We don’t want to jinx things, but with March starting on Monday, we might have seen the last of any significant wintery weather for the season. If you ask us, it’s snowed enough.
And though we may have dodged large accumulations this year (with the possible exception of those who live near Sabillasville), the recent spate of snow has been an annoyance to say the least.
But it could have been worse if not for the dedication of the city, county and state crews that worked all hours of the day and night to keep our streets and highways cleared. It’s not easy work and we’re so appreciative of how quickly the roads were back to normal.
So, here’s a big thanks to them and our hope that they won’t be needed again anytime soon — at least for snow and ice removal.
We get it that special elections in small town are not going to attract that same kind of turnout that a presidential election would have. But we found ourselves commiserating with Middletown Burgess John Miller over the low number of votes cast in the recent election to find a new town commissioner.
Kevin Stottlemyer won the election to replace longtime Commissioner Larry Bussard, who recently stepped down. Stottlemyer won the race over Eric Ware in the contest that had only 617 ballots cast, all sent in through the mail because of the pandemic.
That’s a 17 percent voter turnout, something Miller said might not be too bad for a special election. Still, he thought it was disappointing that so few of the town’s voters took the time to cast a ballot. “That’s very discouraging and disheartening,” Miller said.

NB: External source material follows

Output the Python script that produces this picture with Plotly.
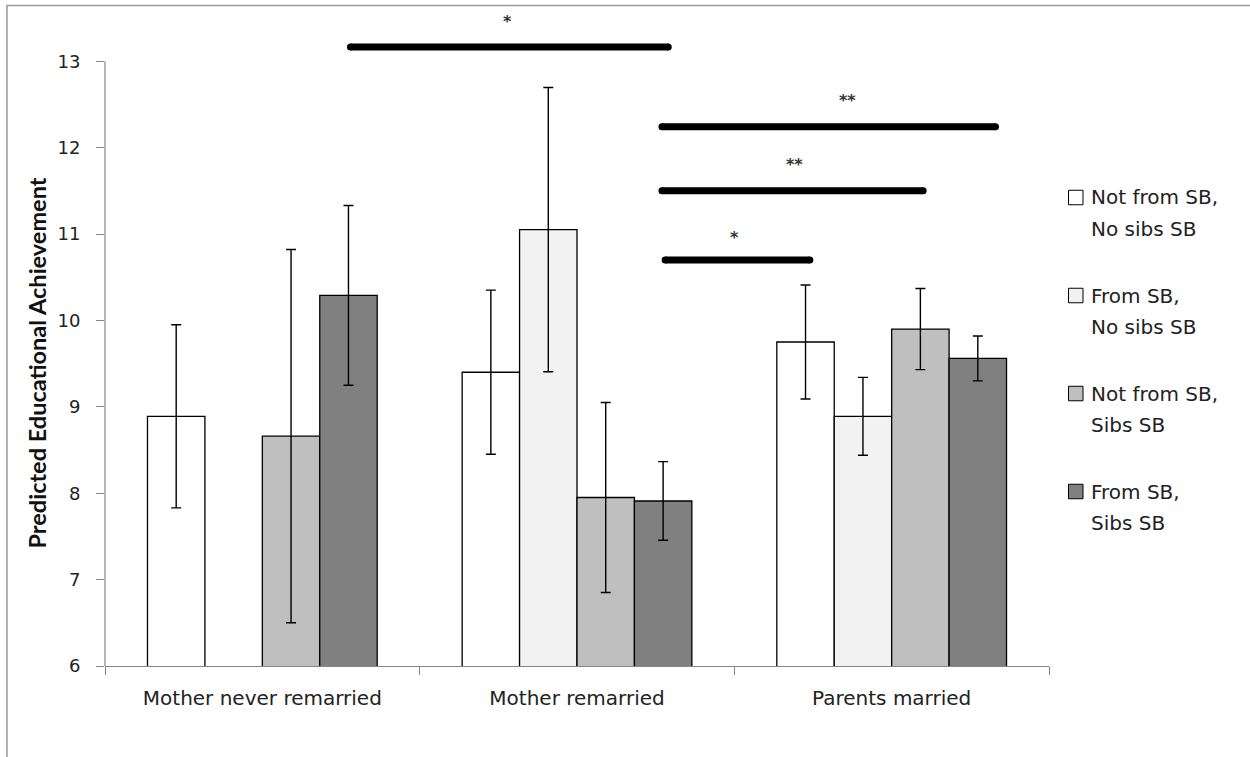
import plotly.graph_objects as go

categories = ["Mother never remarried", "Mother remarried", "Parents married"]
legend_line1 = ["Not from SB,", "From SB,", "Not from SB,", "From SB,"]
legend_line2 = ["No sibs SB", "No sibs SB", "Sibs SB", "Sibs SB"]
series_colors = ["#FFFFFF", "#F2F2F2", "#BFBFBF", "#808080"]

vals_not_sb_no_sibs = [8.89, 9.40, 9.75]
vals_sb_no_sibs = [None, 11.05, 8.89]
vals_not_sb_sibs = [8.66, 7.95, 9.90]
vals_sb_sibs = [10.29, 7.91, 9.56]

err_not_sb_no_sibs = [1.06, 0.95, 0.66]
err_sb_no_sibs = [None, 1.645, 0.45]
err_not_sb_sibs = [2.16, 1.10, 0.47]
err_sb_sibs = [1.04, 0.455, 0.26]

y_ticks = [6, 7, 8, 9, 10, 11, 12, 13]

# significance bars (category-axis units / data units)
sig_x0 = [0.28, 1.27, 1.27, 1.28]
sig_x1 = [1.29, 2.33, 2.10, 1.74]
sig_y = [13.165, 12.24, 11.50, 10.70]
sig_labels = ["*", "**", "**", "*"]
sig_label_x = [0.78, 1.86, 1.69, 1.50]
sig_label_y = [13.46, 12.55, 11.81, 10.96]

FONT = "DejaVu Sans"
TITLE_FONT = "Lato"
x_pos = list(range(len(categories)))

all_vals = [vals_not_sb_no_sibs, vals_sb_no_sibs, vals_not_sb_sibs, vals_sb_sibs]
all_errs = [err_not_sb_no_sibs, err_sb_no_sibs, err_not_sb_sibs, err_sb_sibs]

# plot-area geometry (pixels) used to place the hand-built legend in paper units
L, R, T, B, W, H = 105, 201, 18, 91, 1250, 757
PW, PH = W - L - R, H - T - B


def px_to_paper_x(px):
    return (px - L) / PW


def px_to_paper_y(py):
    return (H - B - py) / PH


fig = go.Figure()
for i in range(4):
    fig.add_trace(go.Bar(
        x=x_pos, y=all_vals[i], name=legend_line1[i] + " " + legend_line2[i],
        marker=dict(color=series_colors[i], line=dict(color="#000000", width=1.3)),
        error_y=dict(type="data", array=all_errs[i], visible=True,
                     color="#000000", thickness=1.4, width=5),
        showlegend=False,
    ))

for i in range(len(sig_y)):
    fig.add_trace(go.Scatter(
        x=[sig_x0[i], sig_x1[i]], y=[sig_y[i], sig_y[i]],
        mode="lines+markers", line=dict(color="#000000", width=7),
        marker=dict(color="#000000", size=7), showlegend=False,
        hoverinfo="skip", cliponaxis=False,
    ))
    fig.add_annotation(x=sig_label_x[i], y=sig_label_y[i], text="<b>" + sig_labels[i] + "</b>",
                       showarrow=False, font=dict(family=FONT, size=16, color="#333333"),
                       xref="x", yref="y")

# y axis line only from 6 to 13
fig.add_shape(type="line", xref="paper", yref="y", x0=0, x1=0,
              y0=y_ticks[0], y1=y_ticks[-1], line=dict(color="#868686", width=1.2))

# outer frame
fig.add_shape(type="rect", xref="paper", yref="paper",
              x0=px_to_paper_x(7), x1=px_to_paper_x(1300),
              y0=px_to_paper_y(5.5), y1=px_to_paper_y(820),
              line=dict(color="#9A9A9A", width=1.5), fillcolor="rgba(0,0,0,0)")

# legend (hand-built to match the two-line layout)
leg_first_y = 197.5
leg_step = 98
for i in range(4):
    cy = leg_first_y + i * leg_step
    fig.add_shape(type="rect", xref="paper", yref="paper",
                  x0=px_to_paper_x(1068.5), x1=px_to_paper_x(1083),
                  y0=px_to_paper_y(cy - 7.25), y1=px_to_paper_y(cy + 7.25),
                  fillcolor=series_colors[i], line=dict(color="#000000", width=1))
    fig.add_annotation(text=legend_line1[i], xref="paper", yref="paper",
                       x=px_to_paper_x(1089), y=px_to_paper_y(cy), xanchor="left",
                       yanchor="middle", showarrow=False,
                       font=dict(family=FONT, size=20, color="#222222"))
    fig.add_annotation(text=legend_line2[i], xref="paper", yref="paper",
                       x=px_to_paper_x(1089), y=px_to_paper_y(cy + 31.5), xanchor="left",
                       yanchor="middle", showarrow=False,
                       font=dict(family=FONT, size=20, color="#222222"))

fig.add_annotation(text="<b>Predicted Educational Achievement</b>", textangle=-90,
                   xref="paper", yref="paper", x=px_to_paper_x(36.5), y=px_to_paper_y(363),
                   xanchor="center", yanchor="middle", showarrow=False,
                   font=dict(family=TITLE_FONT, size=23.5, color="#111111"))

fig.update_layout(
    width=W, height=H,
    margin=dict(l=L, r=R, t=T, b=B),
    paper_bgcolor="white", plot_bgcolor="white",
    barmode="group", bargap=0.27, bargroupgap=0,
    font=dict(family=FONT, size=18, color="#222222"),
    showlegend=False,
    xaxis=dict(range=[-0.5, 2.5], tickmode="array", tickvals=x_pos, ticktext=categories,
               showline=True, linecolor="#868686", linewidth=1.2, ticks="",
               showgrid=False, zeroline=False,
               minor=dict(tickmode="array", tickvals=[-0.5, 0.5, 1.5, 2.5],
                          ticks="outside", ticklen=8, tickcolor="#868686", tickwidth=1.2,
                          showgrid=False),
               tickfont=dict(family=FONT, size=20, color="#222222"),
               ticklabelstandoff=14),
    yaxis=dict(range=[6, 13.5], tickmode="array", tickvals=y_ticks,
               showline=False, ticks="outside", ticklen=8, tickcolor="#868686",
               tickwidth=1.2, showgrid=False, zeroline=False,
               tickfont=dict(family=FONT, size=18, color="#222222"),
               ticklabelstandoff=12),
)

fig.write_html("out.html", config={"displayModeBar": False},
               post_script="document.body.style.margin='0px';")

Local elections have a great impact on our lives, in many ways more than what happens on the state and national levels. We’ll concede that these hyperlocal races also tend to attract fewer voters. That’s a shame.
This time last year, Frederick County (and the world) were just weeks away from the first COVID-19 lockdowns.

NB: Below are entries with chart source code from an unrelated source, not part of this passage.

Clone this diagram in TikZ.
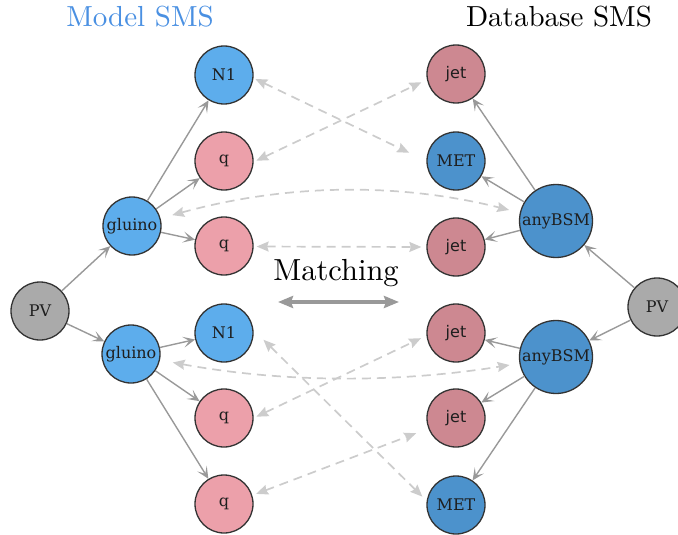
\documentclass[tikz,border=0pt]{standalone}
\usepackage{fontspec}
\newfontfamily\labelserif{DejaVu Serif}
\newfontfamily\labelsans{DejaVu Sans}
\newfontfamily\headfont{lmroman10-regular.otf}
\usetikzlibrary{arrows.meta}

\definecolor{modelblue}{RGB}{93,173,236}
\definecolor{dbblue}{RGB}{76,146,204}
\definecolor{quarkpink}{RGB}{236,160,170}
\definecolor{jetpink}{RGB}{205,136,145}
\definecolor{vertexgray}{RGB}{170,170,170}
\definecolor{outline}{RGB}{51,51,51}
\definecolor{labeltext}{RGB}{30,30,30}
\definecolor{edgegray}{RGB}{153,153,153}
\definecolor{dashgray}{RGB}{204,204,204}
\definecolor{titleblue}{RGB}{74,144,226}

\begin{document}
\begin{tikzpicture}[x=1pt,y=-1pt,
  particle/.style={circle, draw=outline, line width=1.3pt, minimum size=58pt,
    inner sep=0pt, text=labeltext, font={\labelserif\fontsize{16}{18}\selectfont}},
  bigparticle/.style={particle, minimum size=73pt},
  sanslabel/.style={font={\labelsans\fontsize{16}{18}\selectfont}},
  flow/.style={draw=edgegray, line width=1.4pt,
    -{Stealth[length=12pt,width=11pt,inset=6pt]}},
  match/.style={draw=dashgray, line width=1.7pt, dash pattern=on 9pt off 6pt,
    {Stealth[length=12pt,width=10pt,inset=1.5pt]}-{Stealth[length=12pt,width=10pt,inset=1.5pt]}},
  title/.style={anchor=base, inner sep=0pt, font={\headfont\fontsize{29}{34}\selectfont}}
]
\useasboundingbox (0,0) rectangle (678,535);

% titles
\node[title, text=titleblue] (modeltitle) at (140,27) {Model SMS};
\node[title, text=black] (dbtitle) at (559,27) {Database SMS};

% model SMS (left)
\node[particle, fill=vertexgray] (pvL) at (40,311) {PV};
\node[particle, fill=modelblue] (gluA) at (132,226) {gluino};
\node[particle, fill=modelblue] (gluB) at (131,354) {gluino};
\node[particle, fill=modelblue] (n1A) at (224,75) {N1};
\node[particle, fill=quarkpink] (qA) at (224,161) {q};
\node[particle, fill=quarkpink] (qB) at (224,246) {q};
\node[particle, fill=modelblue] (n1B) at (224,333) {N1};
\node[particle, fill=quarkpink] (qC) at (224,418) {q};
\node[particle, fill=quarkpink] (qD) at (224,504) {q};

% database SMS (right)
\node[particle, fill=vertexgray] (pvR) at (657,307) {PV};
\node[bigparticle, fill=dbblue] (bsmA) at (556,221) {anyBSM};
\node[bigparticle, fill=dbblue] (bsmB) at (556,357) {anyBSM};
\node[particle, sanslabel, fill=jetpink] (jetA) at (456,74) {jet};
\node[particle, fill=dbblue] (metA) at (456,161) {MET};
\node[particle, sanslabel, fill=jetpink] (jetB) at (456,247) {jet};
\node[particle, sanslabel, fill=jetpink] (jetC) at (456,333) {jet};
\node[particle, sanslabel, fill=jetpink] (jetD) at (456,418) {jet};
\node[particle, fill=dbblue] (metB) at (456,505) {MET};

% decays
\draw[flow] (pvL) -- (gluA);
\draw[flow] (pvL) -- (gluB);
\draw[flow] (gluA) -- (n1A);
\draw[flow] (gluA) -- (qA);
\draw[flow] (gluA) -- (qB);
\draw[flow] (gluB) -- (n1B);
\draw[flow] (gluB) -- (qC);
\draw[flow] (gluB) -- (qD);
\draw[flow] (pvR) -- (bsmA);
\draw[flow] (pvR) -- (bsmB);
\draw[flow] (bsmA) -- (jetA);
\draw[flow] (bsmA) -- (metA);
\draw[flow] (bsmA) -- (jetB);
\draw[flow] (bsmB) -- (jetC);
\draw[flow] (bsmB) -- (jetD);
\draw[flow] (bsmB) -- (metB);

% matched pairs
\draw[match, shorten <=2pt, shorten >=19pt] (n1A.-6) -- (metA.180);
\draw[match, shorten <=3pt, shorten >=6pt] (qA.-2) -- (jetA.191);
\draw[match, shorten <=12pt, shorten >=11pt] (gluA.15) .. controls (285,184) and (397,182) .. (bsmA.167);
\draw[match, shorten <=3pt, shorten >=5pt] (qB.-1) -- (jetB.180);
\draw[match, shorten <=13pt, shorten >=10pt] (gluB.-12) .. controls (285,383) and (397,383) .. (bsmB.190);
\draw[match, shorten <=3pt, shorten >=6pt] (qC.0) -- (jetC.185);
\draw[match, shorten <=14pt, shorten >=6pt] (n1B.6) -- (metB.172);
\draw[match, shorten <=4pt, shorten >=13pt] (qD.17) -- (jetD.201);

% matching label and arrow
\node[anchor=base, inner sep=0pt, font={\headfont\fontsize{30.5}{36}\selectfont}] (matchlabel) at (336,280) {Matching};
\coordinate (matchL) at (278,302);
\coordinate (matchR) at (399,302);
\draw[draw=edgegray, line width=3.5pt,
  {Stealth[length=15pt,width=12pt,inset=2pt]}-{Stealth[length=15pt,width=12pt,inset=2pt]}] (matchL) -- (matchR);
\end{tikzpicture}
\end{document}
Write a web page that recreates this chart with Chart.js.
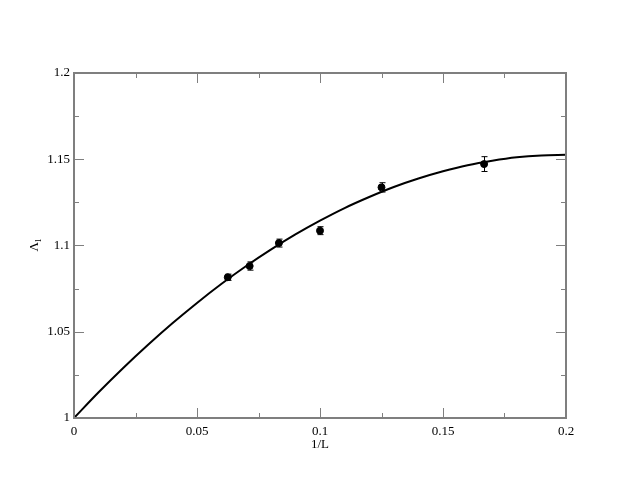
<!DOCTYPE html>
<html>
<head>
<meta charset="utf-8">
<script src="https://cdn.jsdelivr.net/npm/chart.js@4/dist/chart.umd.min.js"></script>
<style>
  html, body { margin: 0; padding: 0; background: #fff; }
  #wrap { width: 638px; height: 493px; }
</style>
</head>
<body>
<div id="wrap"><canvas id="chart"></canvas></div>
<script>
// measured points (1/L, Lambda_1, error)
const invL = [0.0625, 0.0714, 0.0833, 0.1, 0.125, 0.1667];
const lambda1 = [1.0816, 1.0881, 1.1014, 1.1086, 1.1337, 1.1472];
const lambdaErr = [0.0018, 0.0024, 0.0023, 0.0023, 0.0027, 0.0043];

// fit curve
const fitX = [0, 0.01, 0.02, 0.03, 0.04, 0.05, 0.06, 0.07, 0.08, 0.09, 0.1,
  0.11, 0.12, 0.13, 0.14, 0.15, 0.16, 0.17, 0.18, 0.19, 0.2];
const fitY = [1.0, 1.0149, 1.0290, 1.0423, 1.0549, 1.0667, 1.0778, 1.0881, 1.0976, 1.1064, 1.1144,
  1.1217, 1.1281, 1.1339, 1.1388, 1.1430, 1.1465, 1.1491, 1.1511, 1.1522, 1.1526];

const xTicks = [0, 0.05, 0.1, 0.15, 0.2];
const yTicks = [1, 1.05, 1.1, 1.15, 1.2];
const xMinor = [0.025, 0.075, 0.125, 0.175];
const yMinor = [1.025, 1.075, 1.125, 1.175];

const FRAME = '#7f7f7f';
const FONT = '"Liberation Serif", "Times New Roman", serif';

// frame with inward ticks on all four sides, plus axis titles
const framePlugin = {
  id: 'frame',
  afterDraw(chart) {
    const { ctx, chartArea: a, scales: { x, y } } = chart;
    ctx.save();
    ctx.strokeStyle = FRAME;
    ctx.lineWidth = 2;
    ctx.strokeRect(a.left, a.top, a.right - a.left, a.bottom - a.top);
    ctx.lineWidth = 1;
    const tick = (list, len) => {
      list.forEach(v => {
        const px = Math.round(x.getPixelForValue(v)) + 0.5;
        ctx.beginPath();
        ctx.moveTo(px, a.bottom); ctx.lineTo(px, a.bottom - len);
        ctx.moveTo(px, a.top); ctx.lineTo(px, a.top + len);
        ctx.stroke();
      });
    };
    const tickY = (list, len) => {
      list.forEach(v => {
        const py = Math.round(y.getPixelForValue(v)) + 0.5;
        ctx.beginPath();
        ctx.moveTo(a.left, py); ctx.lineTo(a.left + len, py);
        ctx.moveTo(a.right, py); ctx.lineTo(a.right - len, py);
        ctx.stroke();
      });
    };
    tick(xTicks.slice(1, -1), 10);
    tick(xMinor, 5);
    tickY(yTicks.slice(1, -1), 10);
    tickY(yMinor, 5);

    ctx.fillStyle = '#000';
    ctx.font = '13px ' + FONT;
    ctx.textAlign = 'center';
    ctx.textBaseline = 'middle';
    ctx.fillText('1/L', (a.left + a.right) / 2, 445);

    // y title: Lambda with subscript 1, rotated
    ctx.textAlign = 'left';
    ctx.textBaseline = 'alphabetic';
    ctx.translate(38, (a.top + a.bottom) / 2);
    ctx.rotate(-Math.PI / 2);
    ctx.fillText('\u039B', -6, 0);
    ctx.font = '8px ' + FONT;
    ctx.fillText('1', 3, 3);
    ctx.restore();
  }
};

// vertical error bars with caps
const errorBars = {
  id: 'errorBars',
  afterDatasetsDraw(chart) {
    const { ctx, scales: { x, y } } = chart;
    ctx.save();
    ctx.strokeStyle = '#000';
    ctx.lineWidth = 1;
    invL.forEach((v, i) => {
      const px = Math.round(x.getPixelForValue(v)) + 0.5;
      const top = y.getPixelForValue(lambda1[i] + lambdaErr[i]);
      const bot = y.getPixelForValue(lambda1[i] - lambdaErr[i]);
      ctx.beginPath();
      ctx.moveTo(px, top); ctx.lineTo(px, bot);
      ctx.moveTo(px - 3, top); ctx.lineTo(px + 3, top);
      ctx.moveTo(px - 3, bot); ctx.lineTo(px + 3, bot);
      ctx.stroke();
    });
    ctx.restore();
  }
};

new Chart(document.getElementById('chart'), {
  type: 'scatter',
  data: {
    datasets: [
      {
        type: 'line',
        data: fitX.map((v, i) => ({ x: v, y: fitY[i] })),
        borderColor: '#000',
        borderWidth: 2,
        pointRadius: 0,
        cubicInterpolationMode: 'monotone',
        fill: false
      },
      {
        data: invL.map((v, i) => ({ x: v, y: lambda1[i] })),
        backgroundColor: '#000',
        borderColor: '#000',
        pointRadius: 3.5,
        pointHoverRadius: 3.5
      }
    ]
  },
  options: {
    responsive: true,
    maintainAspectRatio: false,
    animation: false,
    events: [],
    layout: { padding: { top: 73, right: 72, left: 0, bottom: 0 } },
    plugins: { legend: { display: false }, tooltip: { enabled: false } },
    scales: {
      x: {
        type: 'linear',
        min: 0, max: 0.2,
        afterBuildTicks: s => { s.ticks = xTicks.map(v => ({ value: v })); },
        afterFit: s => { s.height = 75; },
        grid: { display: false, drawTicks: false },
        border: { display: false },
        ticks: { color: '#000', padding: 6, font: { family: FONT, size: 13 }, callback: v => String(v) }
      },
      y: {
        type: 'linear',
        min: 1, max: 1.2,
        afterBuildTicks: s => { s.ticks = yTicks.map(v => ({ value: v })); },
        afterFit: s => { s.width = 74; },
        grid: { display: false, drawTicks: false },
        border: { display: false },
        ticks: { color: '#000', padding: 4, font: { family: FONT, size: 13 }, callback: v => String(v) }
      }
    }
  },
  plugins: [framePlugin, errorBars]
});
</script>
</body>
</html>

No one really knew it at the time, but as a kind of last hoorah, the county’s annual spring restaurant week kicked off as usual in the first week of March.
Now a year later, as restaurant owners struggle to keep patrons and staff safe while adjusting to the challenges of social distancing and takeout heavy menus, it’s time once again for the spring event. And while much of it it is the same as usual, with 21 participating eateries offering special menu items at reasonable prices, this year’s restaurant week is, naturally, more takeout friendly.

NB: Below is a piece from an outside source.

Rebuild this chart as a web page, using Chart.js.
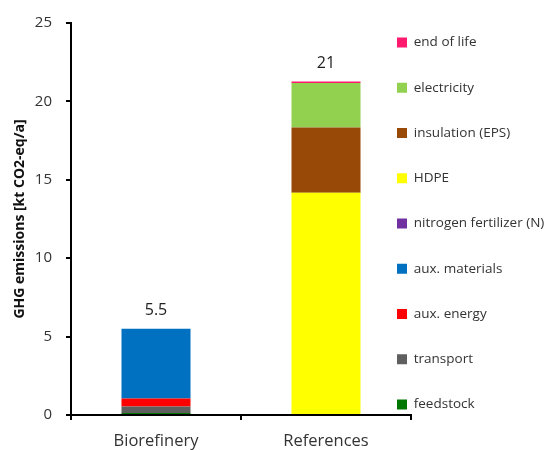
<!DOCTYPE html>
<html>
<head>
<meta charset="utf-8">
<script src="https://cdn.jsdelivr.net/npm/chart.js@4.4.1/dist/chart.umd.min.js"></script>
<style>
html,body{margin:0;padding:0;background:#fff;}
#wrap{width:550px;height:450px;}
</style>
</head>
<body>
<div id="wrap"><canvas id="c" width="550" height="450"></canvas></div>
<script>
const categories = ["Biorefinery", "References"];
const feedstock = [0.13, 0];
const transport = [0.42, 0];
const auxEnergy = [0.50, 0];
const auxMaterials = [4.45, 0];
const nitrogenFertilizer = [0, 0];
const hdpe = [0, 14.17];
const insulation = [0, 4.17];
const electricity = [0, 2.84];
const endOfLife = [0, 0.09];
const totalLabels = ["5.5", "21"];
const yTicks = [0, 5, 10, 15, 20, 25];

const FONT = "'Open Sans', 'Liberation Sans', sans-serif";

const totalsPlugin = {
  id: 'totals',
  afterDatasetsDraw(chart) {
    const ctx = chart.ctx;
    ctx.save();
    ctx.font = "16px " + FONT;
    ctx.fillStyle = "#222";
    ctx.textAlign = "center";
    ctx.textBaseline = "bottom";
    categories.forEach((c, i) => {
      let sum = 0;
      chart.data.datasets.forEach(ds => { sum += ds.data[i]; });
      const x = chart.getDatasetMeta(0).data[i].x;
      const y = chart.scales.y.getPixelForValue(sum);
      ctx.fillText(totalLabels[i], x, y - 10);
    });
    ctx.restore();
  }
};

const legendShift = {
  id: 'legendShift',
  afterInit(chart) {
    const lg = chart.legend;
    const orig = lg.fit.bind(lg);
    lg.fit = function () { orig(); this.width = 139; };
  },
  afterLayout(chart) {
    const lg = chart.legend;
    lg.left = 397 - 31.75;
    lg.right = 550;
    lg.width = lg.right - lg.left;
    lg.top -= 1.5;
    lg.bottom -= 1.5;
  }
};

const mk = (label, data, color) => ({ label, data, backgroundColor: color, borderWidth: 0 });

new Chart(document.getElementById('c'), {
  type: 'bar',
  data: {
    labels: categories,
    datasets: [
      mk('feedstock', feedstock, '#007800'),
      mk('transport', transport, '#5f5f5f'),
      mk('aux. energy', auxEnergy, '#ff0000'),
      mk('aux. materials', auxMaterials, '#0070c0'),
      mk('nitrogen fertilizer (N)', nitrogenFertilizer, '#7030a0'),
      mk('HDPE', hdpe, '#ffff00'),
      mk('insulation (EPS)', insulation, '#984807'),
      mk('electricity', electricity, '#92d050'),
      mk('end of life', endOfLife, '#ff1a6e')
    ]
  },
  options: {
    responsive: false,
    animation: false,
    devicePixelRatio: 1,
    layout: { padding: { top: 0, bottom: 0, left: 12, right: 0 } },
    datasets: { bar: { categoryPercentage: 1, barPercentage: 0.406 } },
    plugins: {
      legend: {
        position: 'right',
        reverse: true,
        labels: {
          boxWidth: 10, boxHeight: 10, padding: 31.75,
          color: '#333', font: { family: FONT, size: 13.5 }
        }
      },
      tooltip: { enabled: false }
    },
    scales: {
      x: {
        stacked: true,
        afterFit(scale) { scale.height = 35; },
        grid: { display: true, drawOnChartArea: false, drawTicks: true, tickLength: 5, color: '#000', lineWidth: 2, offset: true },
        border: { display: true, color: '#000', width: 2 },
        ticks: { color: '#333', font: { family: FONT, size: 16.5 }, padding: 11 }
      },
      y: {
        stacked: true,
        min: 0, max: 25,
        afterFit(scale) { scale.width = 59; },
        afterBuildTicks(scale) { scale.ticks = yTicks.map(v => ({ value: v })); },
        grid: { display: true, drawOnChartArea: false, drawTicks: true, tickLength: 5, color: '#000', lineWidth: 2 },
        border: { display: true, color: '#000', width: 2 },
        ticks: { color: '#333', font: { family: FONT, size: 15 }, padding: 14 },
        title: { display: true, text: 'GHG emissions [kt CO2-eq/a]', color: '#111', font: { family: FONT, size: 14, weight: 'bold' }, padding: { top: 0, bottom: 2 } }
      }
    }
  },
  plugins: [totalsPlugin, legendShift]
});
</script>
</body>
</html>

Much like the inaugural summer restaurant week held in August — a feat of its own in a lingering pandemic — this year’s spring event is sure to be a success. It kicks off Monday and runs through Sunday and if you’ve never taken part, this year would be the perfect one to do so because, if you so choose, you’ll get to feast on delicious food from the comfort of your own home. Not only that, but you’ll be supporting the local restaurant industry, which is of dire importance during these trying times.
Timika Thrasher knows the importance of being a “club kid.” That’s why it made sense for the New York native to take the helm as the Frederick County Boys & Girls Club’s board of directors.
Thrasher credits some lifelong friendships to the program. She learned how to roller skate, swim and so much more from being in the program, she recently told reporter Mary Grace Keller.
She hopes to diversify Frederick’s chapter and remove any misconceptions about what they do and who they serve.
“I feel like it should be for everybody,” she said. “Hopefully the stigma of what people think of the club changes.”
She’s right. We wish her well, and hope that in her new role with the program here in Frederick, Thrasher can bring even more opportunities to our young people who can thrive in the program.